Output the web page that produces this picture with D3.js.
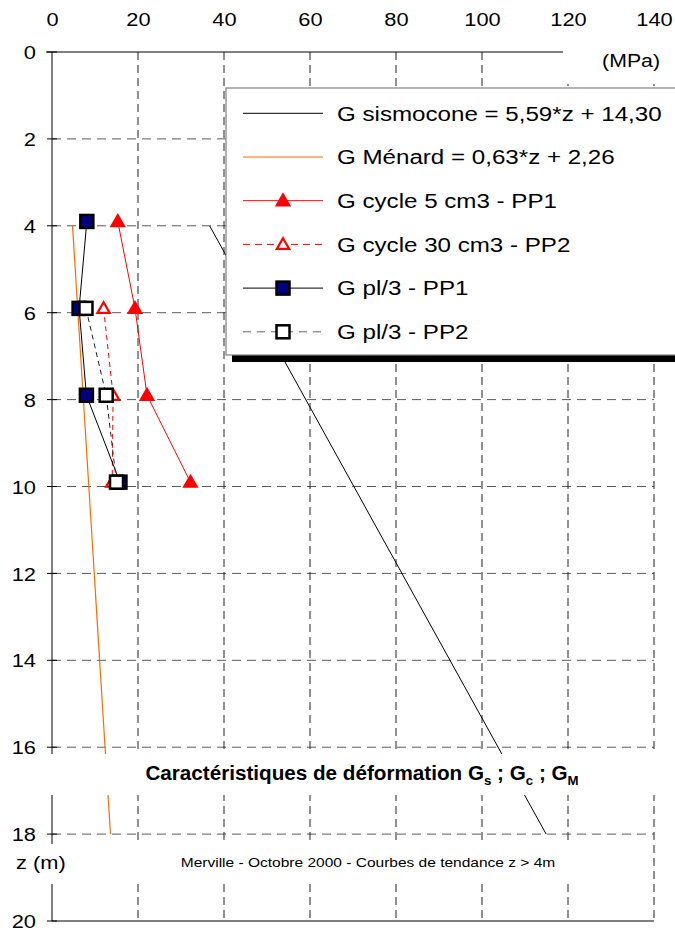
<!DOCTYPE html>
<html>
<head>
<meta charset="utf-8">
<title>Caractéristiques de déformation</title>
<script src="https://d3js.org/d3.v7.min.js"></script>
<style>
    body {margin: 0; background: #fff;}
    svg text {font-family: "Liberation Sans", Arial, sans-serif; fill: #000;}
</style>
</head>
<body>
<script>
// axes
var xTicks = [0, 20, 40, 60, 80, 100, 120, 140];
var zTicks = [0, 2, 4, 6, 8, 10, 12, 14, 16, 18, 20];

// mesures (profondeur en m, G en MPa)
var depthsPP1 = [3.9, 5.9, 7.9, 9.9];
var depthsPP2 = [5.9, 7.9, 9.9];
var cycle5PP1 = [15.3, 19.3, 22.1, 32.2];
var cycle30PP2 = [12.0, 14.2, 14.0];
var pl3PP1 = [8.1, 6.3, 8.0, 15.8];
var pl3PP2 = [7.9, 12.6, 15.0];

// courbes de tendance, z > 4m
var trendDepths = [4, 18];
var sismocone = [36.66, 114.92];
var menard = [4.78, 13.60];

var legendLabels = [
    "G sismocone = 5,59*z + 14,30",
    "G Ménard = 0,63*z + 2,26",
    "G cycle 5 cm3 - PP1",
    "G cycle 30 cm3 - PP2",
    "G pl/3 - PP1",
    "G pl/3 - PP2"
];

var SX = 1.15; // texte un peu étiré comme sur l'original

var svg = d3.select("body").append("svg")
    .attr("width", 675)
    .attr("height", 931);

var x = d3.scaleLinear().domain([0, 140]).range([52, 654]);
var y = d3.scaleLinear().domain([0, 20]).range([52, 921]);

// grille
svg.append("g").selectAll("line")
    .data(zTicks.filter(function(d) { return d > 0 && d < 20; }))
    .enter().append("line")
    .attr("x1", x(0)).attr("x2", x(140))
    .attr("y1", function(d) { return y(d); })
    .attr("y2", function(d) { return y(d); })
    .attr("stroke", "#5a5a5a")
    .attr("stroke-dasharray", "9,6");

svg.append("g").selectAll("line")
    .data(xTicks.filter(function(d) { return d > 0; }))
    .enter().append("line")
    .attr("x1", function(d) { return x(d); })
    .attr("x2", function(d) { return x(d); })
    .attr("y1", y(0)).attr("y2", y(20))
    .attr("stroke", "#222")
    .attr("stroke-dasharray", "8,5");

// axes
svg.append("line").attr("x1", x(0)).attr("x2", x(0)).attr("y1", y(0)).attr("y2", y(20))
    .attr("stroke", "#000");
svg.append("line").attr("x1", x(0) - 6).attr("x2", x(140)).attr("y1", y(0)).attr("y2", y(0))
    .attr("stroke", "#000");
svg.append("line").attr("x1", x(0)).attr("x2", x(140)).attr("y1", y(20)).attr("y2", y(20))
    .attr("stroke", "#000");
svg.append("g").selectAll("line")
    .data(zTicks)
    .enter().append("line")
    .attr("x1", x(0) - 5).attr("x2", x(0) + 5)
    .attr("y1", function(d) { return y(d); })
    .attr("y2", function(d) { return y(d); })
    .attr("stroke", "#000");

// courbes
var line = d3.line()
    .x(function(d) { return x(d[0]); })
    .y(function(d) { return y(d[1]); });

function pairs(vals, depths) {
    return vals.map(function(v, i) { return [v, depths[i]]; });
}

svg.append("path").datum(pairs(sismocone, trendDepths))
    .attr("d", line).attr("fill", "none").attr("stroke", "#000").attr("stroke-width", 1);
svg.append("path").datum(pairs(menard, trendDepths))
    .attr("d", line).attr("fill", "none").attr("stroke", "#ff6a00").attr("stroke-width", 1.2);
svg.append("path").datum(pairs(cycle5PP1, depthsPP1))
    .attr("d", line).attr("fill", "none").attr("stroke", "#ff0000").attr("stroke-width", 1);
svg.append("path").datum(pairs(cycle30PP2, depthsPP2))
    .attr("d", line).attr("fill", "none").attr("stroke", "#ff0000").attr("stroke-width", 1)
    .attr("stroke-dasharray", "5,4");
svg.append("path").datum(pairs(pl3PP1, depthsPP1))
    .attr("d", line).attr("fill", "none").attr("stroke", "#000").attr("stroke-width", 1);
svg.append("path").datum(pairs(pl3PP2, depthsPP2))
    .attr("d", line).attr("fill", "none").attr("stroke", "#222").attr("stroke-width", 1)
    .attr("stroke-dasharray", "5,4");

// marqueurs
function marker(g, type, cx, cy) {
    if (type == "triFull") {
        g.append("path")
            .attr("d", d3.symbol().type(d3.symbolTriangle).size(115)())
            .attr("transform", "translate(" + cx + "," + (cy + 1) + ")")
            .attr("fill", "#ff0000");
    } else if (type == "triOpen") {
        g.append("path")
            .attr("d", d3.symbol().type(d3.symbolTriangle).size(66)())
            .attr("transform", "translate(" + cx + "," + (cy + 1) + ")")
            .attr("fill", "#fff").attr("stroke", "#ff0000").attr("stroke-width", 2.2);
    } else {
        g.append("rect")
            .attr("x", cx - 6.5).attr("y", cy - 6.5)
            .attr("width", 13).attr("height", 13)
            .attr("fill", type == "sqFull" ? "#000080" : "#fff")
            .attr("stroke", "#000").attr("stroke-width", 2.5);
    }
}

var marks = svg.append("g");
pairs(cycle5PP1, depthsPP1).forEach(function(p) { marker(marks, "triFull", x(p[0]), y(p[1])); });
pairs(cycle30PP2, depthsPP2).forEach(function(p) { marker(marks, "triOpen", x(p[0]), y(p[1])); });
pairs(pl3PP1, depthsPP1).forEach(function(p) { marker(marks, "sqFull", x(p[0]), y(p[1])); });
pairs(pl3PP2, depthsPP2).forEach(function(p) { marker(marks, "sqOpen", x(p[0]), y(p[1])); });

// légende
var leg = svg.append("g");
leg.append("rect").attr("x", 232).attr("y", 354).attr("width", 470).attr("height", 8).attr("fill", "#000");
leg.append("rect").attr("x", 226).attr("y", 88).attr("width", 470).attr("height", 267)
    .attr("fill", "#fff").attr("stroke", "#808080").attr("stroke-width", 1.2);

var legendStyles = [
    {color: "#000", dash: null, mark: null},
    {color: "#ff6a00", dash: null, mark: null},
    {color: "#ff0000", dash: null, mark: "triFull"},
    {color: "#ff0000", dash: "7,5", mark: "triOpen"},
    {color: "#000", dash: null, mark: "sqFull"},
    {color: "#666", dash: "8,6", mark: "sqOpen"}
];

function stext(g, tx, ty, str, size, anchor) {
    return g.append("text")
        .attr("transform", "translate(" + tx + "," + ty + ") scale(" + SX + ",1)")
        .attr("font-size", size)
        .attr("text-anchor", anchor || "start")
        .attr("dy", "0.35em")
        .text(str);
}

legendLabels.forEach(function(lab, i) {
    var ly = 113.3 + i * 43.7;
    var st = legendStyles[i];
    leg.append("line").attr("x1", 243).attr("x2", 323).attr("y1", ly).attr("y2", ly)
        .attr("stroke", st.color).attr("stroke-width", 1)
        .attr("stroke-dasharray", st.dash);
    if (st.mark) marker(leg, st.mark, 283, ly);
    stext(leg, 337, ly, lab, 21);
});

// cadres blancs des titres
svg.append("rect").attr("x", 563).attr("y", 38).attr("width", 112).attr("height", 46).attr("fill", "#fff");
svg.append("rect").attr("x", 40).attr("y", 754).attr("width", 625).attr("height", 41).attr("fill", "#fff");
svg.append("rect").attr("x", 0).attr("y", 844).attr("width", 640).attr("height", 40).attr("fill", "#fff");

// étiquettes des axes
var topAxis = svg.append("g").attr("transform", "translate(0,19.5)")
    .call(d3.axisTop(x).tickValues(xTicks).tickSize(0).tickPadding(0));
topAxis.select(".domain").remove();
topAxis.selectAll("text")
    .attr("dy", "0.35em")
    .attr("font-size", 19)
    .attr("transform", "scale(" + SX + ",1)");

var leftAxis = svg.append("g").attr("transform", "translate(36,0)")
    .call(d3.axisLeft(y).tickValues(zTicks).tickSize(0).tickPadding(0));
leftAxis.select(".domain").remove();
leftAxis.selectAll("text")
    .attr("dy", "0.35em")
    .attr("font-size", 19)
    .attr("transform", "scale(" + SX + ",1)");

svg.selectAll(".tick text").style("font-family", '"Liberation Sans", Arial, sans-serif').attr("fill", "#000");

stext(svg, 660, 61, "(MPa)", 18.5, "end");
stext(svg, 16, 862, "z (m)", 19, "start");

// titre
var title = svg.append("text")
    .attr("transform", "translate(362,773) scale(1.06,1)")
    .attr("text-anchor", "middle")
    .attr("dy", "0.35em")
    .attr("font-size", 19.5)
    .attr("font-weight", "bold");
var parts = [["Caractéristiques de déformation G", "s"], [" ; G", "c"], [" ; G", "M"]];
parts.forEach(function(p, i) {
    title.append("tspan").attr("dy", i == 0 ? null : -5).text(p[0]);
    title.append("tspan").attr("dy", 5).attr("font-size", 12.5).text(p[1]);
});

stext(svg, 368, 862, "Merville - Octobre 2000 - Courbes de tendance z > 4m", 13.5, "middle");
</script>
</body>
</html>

• STATED EXERCISE: Reproduce the material above exactly, first line through the line that contains "var y = d3.scaleLinear().domain([0, 20]).range([52, 921]);", minus the pictures.

• RESPONSE TO THE TASK:
Output the web page that produces this picture with D3.js.
<!DOCTYPE html>
<html>
<head>
<meta charset="utf-8">
<title>Caractéristiques de déformation</title>
<script src="https://d3js.org/d3.v7.min.js"></script>
<style>
    body {margin: 0; background: #fff;}
    svg text {font-family: "Liberation Sans", Arial, sans-serif; fill: #000;}
</style>
</head>
<body>
<script>
// axes
var xTicks = [0, 20, 40, 60, 80, 100, 120, 140];
var zTicks = [0, 2, 4, 6, 8, 10, 12, 14, 16, 18, 20];

// mesures (profondeur en m, G en MPa)
var depthsPP1 = [3.9, 5.9, 7.9, 9.9];
var depthsPP2 = [5.9, 7.9, 9.9];
var cycle5PP1 = [15.3, 19.3, 22.1, 32.2];
var cycle30PP2 = [12.0, 14.2, 14.0];
var pl3PP1 = [8.1, 6.3, 8.0, 15.8];
var pl3PP2 = [7.9, 12.6, 15.0];

// courbes de tendance, z > 4m
var trendDepths = [4, 18];
var sismocone = [36.66, 114.92];
var menard = [4.78, 13.60];

var legendLabels = [
    "G sismocone = 5,59*z + 14,30",
    "G Ménard = 0,63*z + 2,26",
    "G cycle 5 cm3 - PP1",
    "G cycle 30 cm3 - PP2",
    "G pl/3 - PP1",
    "G pl/3 - PP2"
];

var SX = 1.15; // texte un peu étiré comme sur l'original

var svg = d3.select("body").append("svg")
    .attr("width", 675)
    .attr("height", 931);

var x = d3.scaleLinear().domain([0, 140]).range([52, 654]);
var y = d3.scaleLinear().domain([0, 20]).range([52, 921]);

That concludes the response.